Since December of 2019, I have been working full-time on Asurion Field. This enterprise mobile application allows employees to view, execute, and complete same-day delivery jobs, as well as remote mobile device repairs. Here are some things we've done since I've been on the team. 
Here are some high-level outcomes from the past 12 months
•Led design efforts on a product that successfully enabled over 550k+ same-day remote jobs for customers in 2020 (up from 186k in 2019 (+295%). 
•Enabled new job types resulting in a projected increase of 1.1M annual jobs in 2021 (+200%).
•Led a rebrand effort that included a cross-functional working group of employees and stakeholders. 
So what does it DO? 
Asurion Field is our proprietary enterprise software used by two cohorts of users: Ubreakifix remote repair technicians and Asurion In-Home Experts. A mouthful. I know. Here's an overview of our two primary user groups.
Same-Day Expert Setup (SDES)
Let's say you break your phone (oh no!). Like, really broken — a screen repair isn't going to cut it. As long as you break if before 4pm, and we have the inventory, we can get you a new device that same day, before 9pm. Our setup Experts help customers get their replacement device activated and all their data transferred over from their broken phone. 
Same-Unit Repair (SUR)
Our other user cohort is made up of Remote Technicians who work at Ubreakifix stores. They bop around in vans and repair folks' devices when they aren't a total loss. Those folks also use our app to fulfill those customer claims. 
Some stuff I've worked on this year​​​​​​​
Same-Unit Repair Migration
This one was a challenge. The team worked on enabling this job type for nearly 8 months, and now that it's up and running, we expect to see the app handle upwards of 1.1M jobs in 2021! There were many systems involved and a lot of enablement work to be done by our amazing developers, but I'll focus here on the design.
How to do design in a pandemic
The header is misleading — I'm STILL trying to figure out the best way. Usually, I would jump in a Tech's van, get eyes on the job, and talk to actual, human users who were on the job. Instead, I bought a GoPro, found a willing tech, and had him complete a diary study for us so we could get eyes on it from a distance. We learned a lot about the challenges that go along with this kind of work, and it was a great way to understand some of the intricacies of the work. 

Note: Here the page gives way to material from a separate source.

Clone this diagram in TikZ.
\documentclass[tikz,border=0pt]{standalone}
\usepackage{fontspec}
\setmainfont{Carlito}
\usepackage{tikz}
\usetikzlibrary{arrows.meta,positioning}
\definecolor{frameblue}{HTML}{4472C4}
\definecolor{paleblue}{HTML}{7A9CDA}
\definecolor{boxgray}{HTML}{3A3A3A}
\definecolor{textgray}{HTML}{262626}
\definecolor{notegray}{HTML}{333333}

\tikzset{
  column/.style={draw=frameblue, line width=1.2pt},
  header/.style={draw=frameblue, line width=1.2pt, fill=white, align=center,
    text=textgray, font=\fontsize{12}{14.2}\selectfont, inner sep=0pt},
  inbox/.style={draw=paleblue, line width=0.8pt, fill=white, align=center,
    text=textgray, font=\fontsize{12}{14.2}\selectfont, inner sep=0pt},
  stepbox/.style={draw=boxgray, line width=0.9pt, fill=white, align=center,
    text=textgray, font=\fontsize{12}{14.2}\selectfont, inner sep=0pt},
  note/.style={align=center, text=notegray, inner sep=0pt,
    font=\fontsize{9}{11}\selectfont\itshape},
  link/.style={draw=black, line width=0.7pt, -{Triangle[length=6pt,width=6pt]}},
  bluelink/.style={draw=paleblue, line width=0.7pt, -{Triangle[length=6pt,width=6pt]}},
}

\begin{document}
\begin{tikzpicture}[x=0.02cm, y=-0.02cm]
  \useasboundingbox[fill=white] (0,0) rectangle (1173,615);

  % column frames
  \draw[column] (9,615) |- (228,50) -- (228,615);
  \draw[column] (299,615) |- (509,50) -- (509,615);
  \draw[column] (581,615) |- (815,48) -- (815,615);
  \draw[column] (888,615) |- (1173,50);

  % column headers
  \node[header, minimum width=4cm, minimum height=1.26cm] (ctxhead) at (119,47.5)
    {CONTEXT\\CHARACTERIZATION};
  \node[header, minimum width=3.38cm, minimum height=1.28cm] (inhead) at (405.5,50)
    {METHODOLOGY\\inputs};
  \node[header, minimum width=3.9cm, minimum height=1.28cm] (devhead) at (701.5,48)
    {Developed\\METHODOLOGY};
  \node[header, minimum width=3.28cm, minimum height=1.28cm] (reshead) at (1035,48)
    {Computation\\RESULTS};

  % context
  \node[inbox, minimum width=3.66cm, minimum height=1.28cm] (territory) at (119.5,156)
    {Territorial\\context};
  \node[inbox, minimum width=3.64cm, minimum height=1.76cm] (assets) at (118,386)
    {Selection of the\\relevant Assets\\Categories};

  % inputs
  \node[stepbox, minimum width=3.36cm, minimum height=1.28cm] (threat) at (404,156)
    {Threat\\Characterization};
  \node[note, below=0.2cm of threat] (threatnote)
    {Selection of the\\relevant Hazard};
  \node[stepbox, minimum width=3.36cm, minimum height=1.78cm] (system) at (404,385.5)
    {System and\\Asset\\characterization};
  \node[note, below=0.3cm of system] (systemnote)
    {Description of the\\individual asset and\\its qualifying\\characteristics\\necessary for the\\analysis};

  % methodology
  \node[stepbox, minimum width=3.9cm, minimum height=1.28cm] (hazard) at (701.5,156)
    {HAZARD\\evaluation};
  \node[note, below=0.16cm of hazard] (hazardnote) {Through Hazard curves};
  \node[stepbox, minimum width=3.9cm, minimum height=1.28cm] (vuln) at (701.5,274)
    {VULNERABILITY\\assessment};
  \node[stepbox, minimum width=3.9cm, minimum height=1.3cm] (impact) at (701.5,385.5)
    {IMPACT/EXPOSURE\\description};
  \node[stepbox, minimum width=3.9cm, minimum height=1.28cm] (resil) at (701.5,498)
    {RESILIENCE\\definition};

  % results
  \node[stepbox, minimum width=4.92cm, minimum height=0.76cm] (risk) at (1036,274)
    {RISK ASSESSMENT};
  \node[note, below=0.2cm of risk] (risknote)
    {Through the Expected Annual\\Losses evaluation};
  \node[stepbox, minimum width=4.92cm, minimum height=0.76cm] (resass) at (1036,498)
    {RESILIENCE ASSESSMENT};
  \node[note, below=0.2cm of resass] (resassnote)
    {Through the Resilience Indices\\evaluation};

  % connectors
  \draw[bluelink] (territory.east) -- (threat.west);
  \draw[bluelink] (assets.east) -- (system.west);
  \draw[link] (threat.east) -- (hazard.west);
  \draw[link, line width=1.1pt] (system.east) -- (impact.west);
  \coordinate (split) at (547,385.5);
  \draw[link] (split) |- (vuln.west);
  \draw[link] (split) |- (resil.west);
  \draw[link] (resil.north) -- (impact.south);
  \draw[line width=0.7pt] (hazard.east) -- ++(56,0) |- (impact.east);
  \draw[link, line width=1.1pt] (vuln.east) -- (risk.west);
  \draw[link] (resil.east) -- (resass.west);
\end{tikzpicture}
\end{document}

First pass at a linear SUR job flow
First pass at a linear SUR job flow
Final SUR job flow
Final SUR job flow
It's the little things
Once we were into the beta test, and had an opportunity to get the flows in front of users, we were able to identify some of their pain points and start fixing them. It was a HUGE issue for these remote techs that they couldn't tell the app to open Waze instead of their native navigation app, so we added that functionality for them. They also wanted to be able to swipe between customer details and job details, so we enabled that as well. Their feedback was instrumental in getting SUR ready to scale in a ways that didn't disrupt techs day-to-day work.
Early sketches
Early sketches
High fidelity concepts
High fidelity concepts
Final logos
Final logos
New name, who dis? 
In Q4 of 2020, we updated the logo and name of the app. Within our product org, we had two apps that were named Anywhere Expert, as the initial product vision had been to have the two user groups work interchangeably on mobile and desktop versions of the same app. However, after we scaled, we realized that the mobile users (our app) needed to be separate from the desktop users (Anywhere Expert).
Since our users are mobile repair technicians and delivery and setup Experts, we renamed the app Asurion Field to reference this field network of employees.